# Do this:
Give back the full listing verbatim, apart from its images.
>> start
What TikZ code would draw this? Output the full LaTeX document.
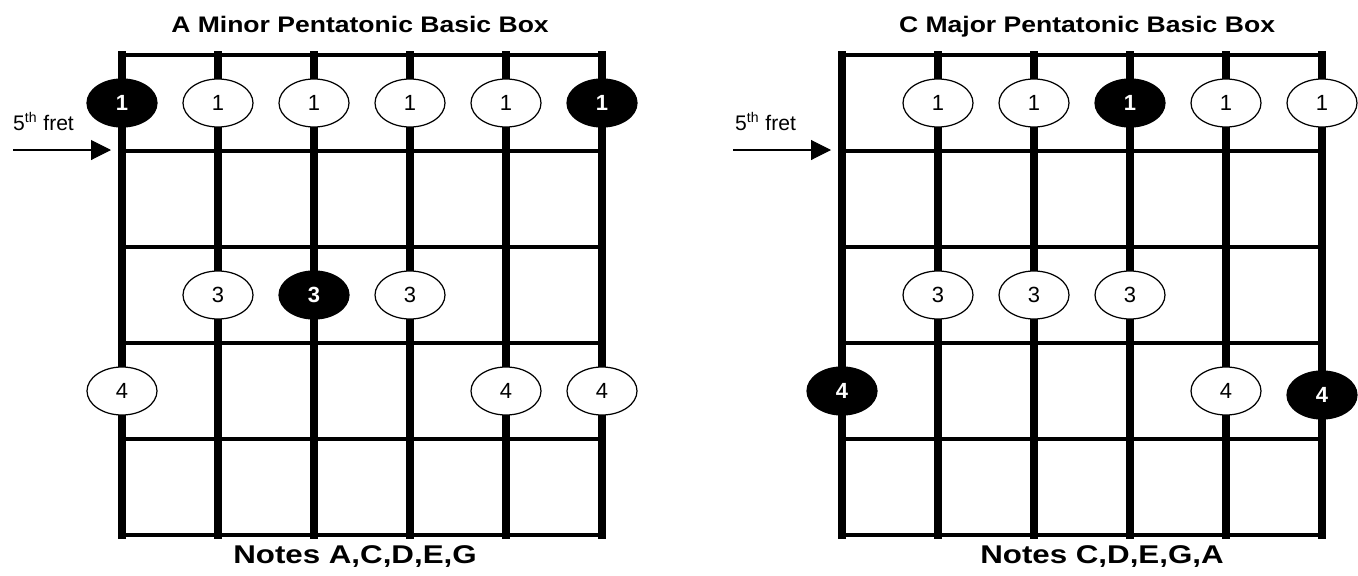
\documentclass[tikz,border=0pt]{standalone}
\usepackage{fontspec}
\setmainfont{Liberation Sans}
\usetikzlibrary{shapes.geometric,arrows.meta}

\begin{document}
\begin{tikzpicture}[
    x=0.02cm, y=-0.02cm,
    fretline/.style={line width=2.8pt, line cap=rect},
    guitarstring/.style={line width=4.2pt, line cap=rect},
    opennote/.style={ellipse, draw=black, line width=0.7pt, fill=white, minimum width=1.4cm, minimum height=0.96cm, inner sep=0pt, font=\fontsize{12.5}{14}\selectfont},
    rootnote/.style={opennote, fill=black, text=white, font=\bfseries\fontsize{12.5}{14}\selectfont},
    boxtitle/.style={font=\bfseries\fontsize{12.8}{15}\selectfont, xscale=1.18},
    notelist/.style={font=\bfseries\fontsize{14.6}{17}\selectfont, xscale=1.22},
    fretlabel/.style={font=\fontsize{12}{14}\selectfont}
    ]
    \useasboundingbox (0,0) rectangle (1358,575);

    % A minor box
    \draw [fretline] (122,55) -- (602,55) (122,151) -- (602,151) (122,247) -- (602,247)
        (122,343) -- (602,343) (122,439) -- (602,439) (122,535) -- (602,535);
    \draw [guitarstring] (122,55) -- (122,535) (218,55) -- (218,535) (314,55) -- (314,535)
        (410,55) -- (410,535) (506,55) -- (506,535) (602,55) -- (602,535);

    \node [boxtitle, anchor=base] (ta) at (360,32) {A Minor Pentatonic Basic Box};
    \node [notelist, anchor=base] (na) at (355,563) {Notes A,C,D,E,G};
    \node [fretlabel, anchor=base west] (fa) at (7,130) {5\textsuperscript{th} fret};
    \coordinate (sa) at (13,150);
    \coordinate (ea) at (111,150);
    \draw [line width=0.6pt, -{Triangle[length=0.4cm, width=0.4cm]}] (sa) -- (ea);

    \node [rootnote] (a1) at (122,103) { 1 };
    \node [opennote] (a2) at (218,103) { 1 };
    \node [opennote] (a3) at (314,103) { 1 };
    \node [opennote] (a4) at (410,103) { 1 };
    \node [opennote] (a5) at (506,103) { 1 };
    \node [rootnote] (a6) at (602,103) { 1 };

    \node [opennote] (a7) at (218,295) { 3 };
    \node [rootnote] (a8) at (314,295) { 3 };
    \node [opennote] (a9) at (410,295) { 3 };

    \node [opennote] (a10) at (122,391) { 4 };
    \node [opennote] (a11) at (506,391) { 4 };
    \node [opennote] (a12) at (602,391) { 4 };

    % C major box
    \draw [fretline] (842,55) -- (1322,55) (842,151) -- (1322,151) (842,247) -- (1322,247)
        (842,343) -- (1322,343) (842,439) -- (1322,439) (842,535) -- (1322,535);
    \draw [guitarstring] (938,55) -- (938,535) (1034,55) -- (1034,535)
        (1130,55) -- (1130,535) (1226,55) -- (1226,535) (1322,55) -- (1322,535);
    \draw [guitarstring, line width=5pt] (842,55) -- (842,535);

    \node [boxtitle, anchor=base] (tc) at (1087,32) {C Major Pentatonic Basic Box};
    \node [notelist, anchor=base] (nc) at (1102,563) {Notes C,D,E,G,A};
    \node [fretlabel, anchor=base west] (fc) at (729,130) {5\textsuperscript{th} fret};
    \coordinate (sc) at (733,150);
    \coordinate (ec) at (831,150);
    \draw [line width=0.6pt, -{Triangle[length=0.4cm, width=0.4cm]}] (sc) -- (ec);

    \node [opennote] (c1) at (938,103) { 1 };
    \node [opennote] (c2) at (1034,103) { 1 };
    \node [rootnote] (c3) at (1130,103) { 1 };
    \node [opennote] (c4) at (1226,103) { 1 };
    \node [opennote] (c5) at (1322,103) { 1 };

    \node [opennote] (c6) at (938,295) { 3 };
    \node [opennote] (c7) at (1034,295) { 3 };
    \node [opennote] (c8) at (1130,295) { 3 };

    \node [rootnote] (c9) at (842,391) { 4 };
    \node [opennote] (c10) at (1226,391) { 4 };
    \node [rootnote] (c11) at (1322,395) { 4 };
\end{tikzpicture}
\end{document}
>> end
# Output for this task:
What TikZ code would draw this? Output the full LaTeX document.
\documentclass[tikz,border=0pt]{standalone}
\usepackage{fontspec}
\setmainfont{Liberation Sans}
\usetikzlibrary{shapes.geometric,arrows.meta}

\begin{document}
\begin{tikzpicture}[
    x=0.02cm, y=-0.02cm,
    fretline/.style={line width=2.8pt, line cap=rect},
    guitarstring/.style={line width=4.2pt, line cap=rect},
    opennote/.style={ellipse, draw=black, line width=0.7pt, fill=white, minimum width=1.4cm, minimum height=0.96cm, inner sep=0pt, font=\fontsize{12.5}{14}\selectfont},
    rootnote/.style={opennote, fill=black, text=white, font=\bfseries\fontsize{12.5}{14}\selectfont},
    boxtitle/.style={font=\bfseries\fontsize{12.8}{15}\selectfont, xscale=1.18},
    notelist/.style={font=\bfseries\fontsize{14.6}{17}\selectfont, xscale=1.22},
    fretlabel/.style={font=\fontsize{12}{14}\selectfont}
    ]
    \useasboundingbox (0,0) rectangle (1358,575);

    % A minor box
    \draw [fretline] (122,55) -- (602,55) (122,151) -- (602,151) (122,247) -- (602,247)
        (122,343) -- (602,343) (122,439) -- (602,439) (122,535) -- (602,535);
    \draw [guitarstring] (122,55) -- (122,535) (218,55) -- (218,535) (314,55) -- (314,535)
        (410,55) -- (410,535) (506,55) -- (506,535) (602,55) -- (602,535);

    \node [boxtitle, anchor=base] (ta) at (360,32) {A Minor Pentatonic Basic Box};
    \node [notelist, anchor=base] (na) at (355,563) {Notes A,C,D,E,G};
    \node [fretlabel, anchor=base west] (fa) at (7,130) {5\textsuperscript{th} fret};
    \coordinate (sa) at (13,150);
    \coordinate (ea) at (111,150);
    \draw [line width=0.6pt, -{Triangle[length=0.4cm, width=0.4cm]}] (sa) -- (ea);

    \node [rootnote] (a1) at (122,103) { 1 };
    \node [opennote] (a2) at (218,103) { 1 };
    \node [opennote] (a3) at (314,103) { 1 };
    \node [opennote] (a4) at (410,103) { 1 };
    \node [opennote] (a5) at (506,103) { 1 };
    \node [rootnote] (a6) at (602,103) { 1 };

    \node [opennote] (a7) at (218,295) { 3 };
    \node [rootnote] (a8) at (314,295) { 3 };
    \node [opennote] (a9) at (410,295) { 3 };

    \node [opennote] (a10) at (122,391) { 4 };
    \node [opennote] (a11) at (506,391) { 4 };
    \node [opennote] (a12) at (602,391) { 4 };

    % C major box
    \draw [fretline] (842,55) -- (1322,55) (842,151) -- (1322,151) (842,247) -- (1322,247)
        (842,343) -- (1322,343) (842,439) -- (1322,439) (842,535) -- (1322,535);
    \draw [guitarstring] (938,55) -- (938,535) (1034,55) -- (1034,535)
        (1130,55) -- (1130,535) (1226,55) -- (1226,535) (1322,55) -- (1322,535);
    \draw [guitarstring, line width=5pt] (842,55) -- (842,535);

    \node [boxtitle, anchor=base] (tc) at (1087,32) {C Major Pentatonic Basic Box};
    \node [notelist, anchor=base] (nc) at (1102,563) {Notes C,D,E,G,A};
    \node [fretlabel, anchor=base west] (fc) at (729,130) {5\textsuperscript{th} fret};
    \coordinate (sc) at (733,150);
    \coordinate (ec) at (831,150);
    \draw [line width=0.6pt, -{Triangle[length=0.4cm, width=0.4cm]}] (sc) -- (ec);

    \node [opennote] (c1) at (938,103) { 1 };
    \node [opennote] (c2) at (1034,103) { 1 };
    \node [rootnote] (c3) at (1130,103) { 1 };
    \node [opennote] (c4) at (1226,103) { 1 };
    \node [opennote] (c5) at (1322,103) { 1 };

    \node [opennote] (c6) at (938,295) { 3 };
    \node [opennote] (c7) at (1034,295) { 3 };
    \node [opennote] (c8) at (1130,295) { 3 };

    \node [rootnote] (c9) at (842,391) { 4 };
    \node [opennote] (c10) at (1226,391) { 4 };
    \node [rootnote] (c11) at (1322,395) { 4 };
\end{tikzpicture}
\end{document}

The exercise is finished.